The inquiry went on for decades and even made its way to Israel.

Hernandez was one of the many people the police met throughout their hunt; he worked at a convenience shop in Etan’s area. However, he wasn’t considered a suspect until 2012, when authorities received information that Hernandez, who was then residing in New Jersey, had discussed killing a youngster in New York City with a relative.

A disputed confession

Hernandez confessed to attacking Etan after a seven-hour interrogation, according to police, despite the lack of tangible proof against him.

Hernandez calmly described luring Etan into the convenience store’s basement, where he worked as a teenage stock clerk at the time, by offering him Pepsi in recorded statements. Hernandez claimed that after strangling Etan, he placed the still-living youngster in a box in a plastic bag and abandoned the box in an alley.

Hernandez’s attorneys claimed that the admissions were the delusions of a mentally sick guy with a very low IQ.

In addition, the defense asked jurors to take into account a different longtime suspect who occasionally walked Etan home from school with a lady he dated.

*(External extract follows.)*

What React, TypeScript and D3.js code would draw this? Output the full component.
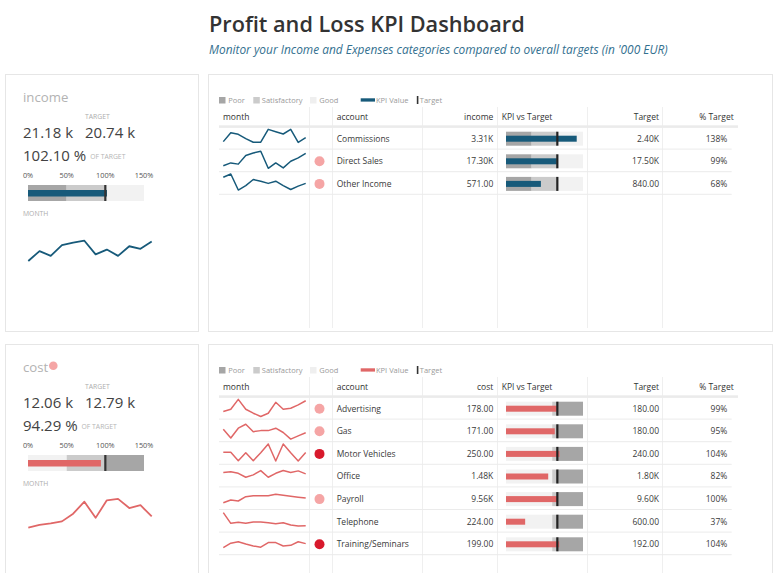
import React from 'react';
import * as d3 from 'd3';

const W = 779;
const H = 573;
const FONT = "'Open Sans', 'Noto Sans', sans-serif";

const MONTHS = ['Jan', 'Feb', 'Mar', 'Apr', 'May', 'Jun', 'Jul', 'Aug', 'Sep', 'Oct', 'Nov', 'Dec'];
const PCT_TICKS = [0, 0.5, 1, 1.5];
const LEGEND_ITEMS = ['Poor', 'Satisfactory', 'Good'];
const BAND_COLORS: Record<string, string> = { Poor: '#a6a6a6', Satisfactory: '#cbcbcb', Good: '#f2f2f2' };

// ---- income ----
const INCOME_ACCOUNTS = ['Commissions', 'Direct Sales', 'Other Income'];
const INCOME_VALUES = [3306, 17299, 571];
const INCOME_TARGETS = [2400, 17500, 840];
const INCOME_STATUS = [0, 1, 1];
const INCOME_MONTHLY = [1450, 1720, 1590, 1880, 1950, 2000, 1630, 1760, 1590, 1850, 1780, 1980];
const INCOME_MONTHLY_DOMAIN = [1369, 2453];
const INCOME_SPARKS = [
  [226, 310, 295, 254, 220, 221, 342, 320, 298, 342, 219, 263],
  [1310, 1380, 1350, 1560, 1620, 1660, 1250, 1380, 1260, 1420, 1500, 1610],
  [58, 64, 35, 43, 54, 51, 47, 51, 43, 36, 42, 47],
];
const INCOME_SPARK_DOMAINS = [[180, 350], [1230, 1665], [32, 64.5]];
const INCOME_CARD_BANDS: [number, number, string][] = [[0, 0.5, 'Poor'], [0.5, 1, 'Satisfactory'], [1, 1.5, 'Good']];
const INCOME_ROW_BANDS: [number, number, string][] = [[0, 0.5, 'Poor'], [0.5, 1, 'Satisfactory'], [1, 1.5, 'Good']];

// ---- cost ----
const COST_ACCOUNTS = ['Advertising', 'Gas', 'Motor Vehicles', 'Office', 'Payroll', 'Telephone', 'Training/Seminars'];
const COST_VALUES = [178, 171, 250, 1480, 9560, 224, 199];
const COST_TARGETS = [180, 180, 240, 1800, 9600, 600, 192];
const COST_STATUS = [1, 1, 2, 0, 1, 0, 2];
const COST_MONTHLY = [800, 840, 860, 890, 1000, 1170, 940, 1190, 1210, 1080, 1120, 960];
const COST_MONTHLY_DOMAIN = [710, 1280];
const COST_SPARKS = [
  [12.9, 14.2, 19.9, 14.2, 11.9, 10.0, 11.9, 18.2, 14.2, 14.8, 16.7, 19.1],
  [15.7, 10.6, 16.3, 18.6, 14.3, 14.9, 14.9, 16.3, 13.8, 10.0, 11.9, 13.7],
  [22.1, 22.1, 15.2, 21.8, 15.2, 21.8, 29.0, 15.0, 29.0, 21.8, 15.0, 22.0],
  [126, 128, 123, 110, 118, 132, 110, 123, 132, 126, 131, 121],
  [740, 769, 758, 804, 815, 815, 815, 830, 819, 808, 798, 789],
  [26.6, 18.1, 18.9, 18.1, 19.2, 19.2, 18.6, 17.8, 18.6, 16.8, 16.0, 16.1],
  [15.0, 17.1, 17.8, 16.7, 15.8, 15.2, 17.4, 17.4, 15.8, 16.1, 17.8, 16.9],
];
const COST_SPARK_DOMAINS = [[10, 20.4], [10, 20.4], [14.4, 29.2], [87, 146], [695, 887], [13.2, 27.5], [12.9, 21.4]];
const COST_CARD_BANDS: [number, number, string][] = [[0, 0.5, 'Good'], [0.5, 1, 'Satisfactory'], [1, 1.5, 'Poor']];
const COST_ROW_BANDS: [number, number, string][] = [[0, 0.9, 'Good'], [0.9, 1, 'Satisfactory'], [1, 1.5, 'Poor']];

const STATUS_COLORS = ['none', '#f5a5a5', '#d8192c'];
const INCOME_COLOR = '#175a7a';
const COST_COLOR = '#e06767';

const fmtCell = (v: number) => (v >= 1000 ? (v / 1000).toFixed(2) + 'K' : v.toFixed(2));
const fmtCard = (v: number) => (v / 1000).toFixed(2) + ' k';

const COL_LINES = [309.5, 332.5, 422.5, 497.5, 587.5, 662.5];

type SectionProps = {
  top: number;
  title: string;
  titleDot?: boolean;
  color: string;
  valueLabel: string;
  accounts: string[];
  values: number[];
  targets: number[];
  status: number[];
  monthly: number[];
  monthlyDomain: number[];
  sparks: number[][];
  sparkDomains: number[][];
  cardBands: [number, number, string][];
  rowBands: [number, number, string][];
};

function Section(p: SectionProps) {
  const T = p.top;
  const total = d3.sum(p.values);
  const target = d3.sum(p.targets);
  const pct = total / target;

  const bx = d3.scaleLinear().domain([0, 1.5]).range([28, 144]);
  const sx = d3.scalePoint<string>().domain(MONTHS).range([28.3, 151.7]);
  const sy = d3.scaleLinear().domain(p.monthlyDomain).range([T + 190, T + 150]);
  const cardLine = d3.line<number>().x((_, i) => sx(MONTHS[i]) as number).y((d) => sy(d));

  const rx = d3.scaleLinear().domain([0, 1.5]).range([506, 583]);
  const rsx = d3.scalePoint<string>().domain(MONTHS).range([223.3, 305.7]);
  const headerTop = T + 33;
  const headerBottom = T + 52.5;
  const rowH = 22.6;

  const txt = { fontFamily: FONT } as const;

  return (
    <g>
      {/* left card */}
      <rect x={5.5} y={T + 0.5} width={193} height={257} fill="#fff" stroke="#e6e6e6" />
      <text x={23} y={T + 27.7} fontSize={13.2} fill="#b3b3b3" style={txt}>{p.title}</text>
      {p.titleDot && <circle cx={53.3} cy={T + 21.7} r={4.3} fill={STATUS_COLORS[1]} />}
      <text x={85} y={T + 44.7} fontSize={6.8} fill="#adadad" style={txt}>TARGET</text>
      <text x={23} y={T + 64.3} fontSize={15} fill="#424242" style={txt}>{fmtCard(total)}</text>
      <text x={85} y={T + 64.3} fontSize={15} fill="#424242" style={txt}>{fmtCard(target)}</text>
      <text x={23} y={T + 87.3} fontSize={15} fill="#424242" style={txt}>
        {(pct * 100).toFixed(2) + ' %'}
        <tspan dx={4} dy={-2.6} fontSize={6.8} fill="#b5b5b5">OF TARGET</tspan>
      </text>
      {PCT_TICKS.map((t) => (
        <text key={t} x={bx(t)} y={T + 103.7} fontSize={7.3} fill="#555" textAnchor="middle" style={txt}>
          {Math.round(t * 100) + '%'}
        </text>
      ))}
      {p.cardBands.map(([a, b, name]) => (
        <rect key={name} x={bx(a)} y={T + 111} width={bx(b) - bx(a)} height={16} fill={BAND_COLORS[name]} />
      ))}
      <rect x={bx(0)} y={T + 116} width={bx(pct) - bx(0)} height={6.5} fill={p.color} />
      <rect x={bx(1) - 1.1} y={T + 111} width={2.2} height={16} fill="#333" />
      <text x={23} y={T + 142} fontSize={6.8} fill="#adadad" style={txt}>MONTH</text>
      <path d={cardLine(p.monthly) || ''} fill="none" stroke={p.color} strokeWidth={1.8} strokeLinejoin="round" />

      {/* right panel */}
      <rect x={208.5} y={T + 0.5} width={564} height={257} fill="#fff" stroke="#e6e6e6" />
      <g style={txt} fontSize={7.5} fill="#9a9a9a">
        <rect x={219} y={T + 23} width={6.5} height={6.5} fill={BAND_COLORS.Poor} />
        <text x={228.3} y={T + 29.2}>{LEGEND_ITEMS[0]}</text>
        <rect x={253.3} y={T + 23} width={6.5} height={6.5} fill={BAND_COLORS.Satisfactory} />
        <text x={261.8} y={T + 29.2}>{LEGEND_ITEMS[1]}</text>
        <rect x={310} y={T + 23} width={6.5} height={6.5} fill="#efefef" />
        <text x={319.3} y={T + 29.2}>{LEGEND_ITEMS[2]}</text>
        <rect x={360.7} y={T + 24.3} width={14.3} height={3.3} fill={p.color} />
        <text x={376} y={T + 29.2}>KPI Value</text>
        <rect x={416.8} y={T + 22} width={1.6} height={8} fill="#333" />
        <text x={419.8} y={T + 29.2}>Target</text>
      </g>

      {COL_LINES.map((x) => (
        <line key={x} x1={x} x2={x} y1={headerTop} y2={T + 254} stroke="#efefef" strokeWidth={1} />
      ))}
      <g style={txt} fontSize={8.5} fill="#333">
        <text x={223} y={T + 46.3}>month</text>
        <text x={336.7} y={T + 46.3}>account</text>
        <text x={493.3} y={T + 46.3} textAnchor="end">{p.valueLabel}</text>
        <text x={501.7} y={T + 46.3}>KPI vs Target</text>
        <text x={659} y={T + 46.3} textAnchor="end">Target</text>
        <text x={733.7} y={T + 46.3} textAnchor="end">% Target</text>
      </g>
      <rect x={219} y={headerBottom - 1.2} width={519} height={2.6} fill="#ebebeb" />

      {p.accounts.map((acc, i) => {
        const rt = headerBottom + rowH * i;
        const c = rt + 12.2;
        const ry = d3.scaleLinear().domain(p.sparkDomains[i]).range([rt + 20, rt + 2]);
        const line = d3.line<number>().x((_, j) => rsx(MONTHS[j]) as number).y((d) => ry(d));
        const rp = p.values[i] / p.targets[i];
        return (
          <g key={acc}>
            <line x1={219} x2={731.7} y1={rt + rowH} y2={rt + rowH} stroke="#ebebeb" strokeWidth={1} />
            <path d={line(p.sparks[i]) || ''} fill="none" stroke={p.color} strokeWidth={1.5} strokeLinejoin="round" />
            {p.status[i] > 0 && <circle cx={319.5} cy={c} r={5} fill={STATUS_COLORS[p.status[i]]} />}
            <g style={txt} fontSize={8.5} fill="#3a3a3a">
              <text x={336.7} y={rt + 15}>{acc}</text>
              <text x={493.3} y={rt + 15} textAnchor="end">{fmtCell(p.values[i])}</text>
              <text x={659} y={rt + 15} textAnchor="end">{fmtCell(p.targets[i])}</text>
              <text x={727.3} y={rt + 15} textAnchor="end">{Math.round(rp * 100) + '%'}</text>
            </g>
            {p.rowBands.map(([a, b, name]) => (
              <rect key={name} x={rx(a)} y={c - 7} width={rx(b) - rx(a)} height={14} fill={BAND_COLORS[name]} />
            ))}
            <rect x={rx(0)} y={c - 3} width={rx(rp) - rx(0)} height={6} fill={p.color} />
            <rect x={rx(1) - 1.1} y={c - 7} width={2.2} height={14} fill="#222" />
          </g>
        );
      })}
    </g>
  );
}

export default function App() {
  return (
    <svg width={W} height={H} style={{ position: 'absolute', left: 0, top: 0, background: '#fff' }}>
      <rect x={0} y={0} width={W} height={H} fill="#fff" />
      <text x={209} y={31.5} fontSize={21.7} fontWeight={600} fill="#333" style={{ fontFamily: FONT }}>
        Profit and Loss KPI Dashboard
      </text>
      <text x={209} y={54} fontSize={11.9} fontStyle="italic" fill="#33708f" style={{ fontFamily: FONT }}>
        Monitor your Income and Expenses categories compared to overall targets (in '000 EUR)
      </text>
      <Section
        top={74}
        title="income"
        color={INCOME_COLOR}
        valueLabel="income"
        accounts={INCOME_ACCOUNTS}
        values={INCOME_VALUES}
        targets={INCOME_TARGETS}
        status={INCOME_STATUS}
        monthly={INCOME_MONTHLY}
        monthlyDomain={INCOME_MONTHLY_DOMAIN}
        sparks={INCOME_SPARKS}
        sparkDomains={INCOME_SPARK_DOMAINS}
        cardBands={INCOME_CARD_BANDS}
        rowBands={INCOME_ROW_BANDS}
      />
      <Section
        top={344}
        title="cost"
        titleDot
        color={COST_COLOR}
        valueLabel="cost"
        accounts={COST_ACCOUNTS}
        values={COST_VALUES}
        targets={COST_TARGETS}
        status={COST_STATUS}
        monthly={COST_MONTHLY}
        monthlyDomain={COST_MONTHLY_DOMAIN}
        sparks={COST_SPARKS}
        sparkDomains={COST_SPARK_DOMAINS}
        cardBands={COST_CARD_BANDS}
        rowBands={COST_ROW_BANDS}
      />
    </svg>
  );
}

Later, the man was found guilty in Pennsylvania of assaulting boys. On the day the boy disappeared, he told federal officials that he had interacted with a child he was quite certain was Etan. However, he was never charged with a crime.

Hernandez fabricated or exaggerated signs of mental illness, according to the prosecution, who insisted that Hernandez’s confessions were genuine.

Appeals court ruling

Hernandez’s conviction was reversed by a federal appeals court on Monday due to the original judge’s reaction to a jury note from a 2017 trial.

Hernandez’s 2012 police interview was at the center of the appeal. According to the police, he first confessed before being informed of his rights. Hernandez then repeated his admission on tape at least twice after receiving a legally mandated warning that his words might be used against him in court.

In a note to the court during the trial, the jury asked if, in the event that it found the first confession made prior to the Miranda warning to be false, it should ignore the two recorded confessions. “No,” the judge replied. The jury should have been given a more complete explanation of its alternatives, which might have included rejecting all of the confessions, the appeals court decided.

Hernandez was ordered to be released by the court unless he was given a new trial in a fair amount of time.

Hernandez’s first trial resulted in a deadlock in 2015; this was his second trial in 2017.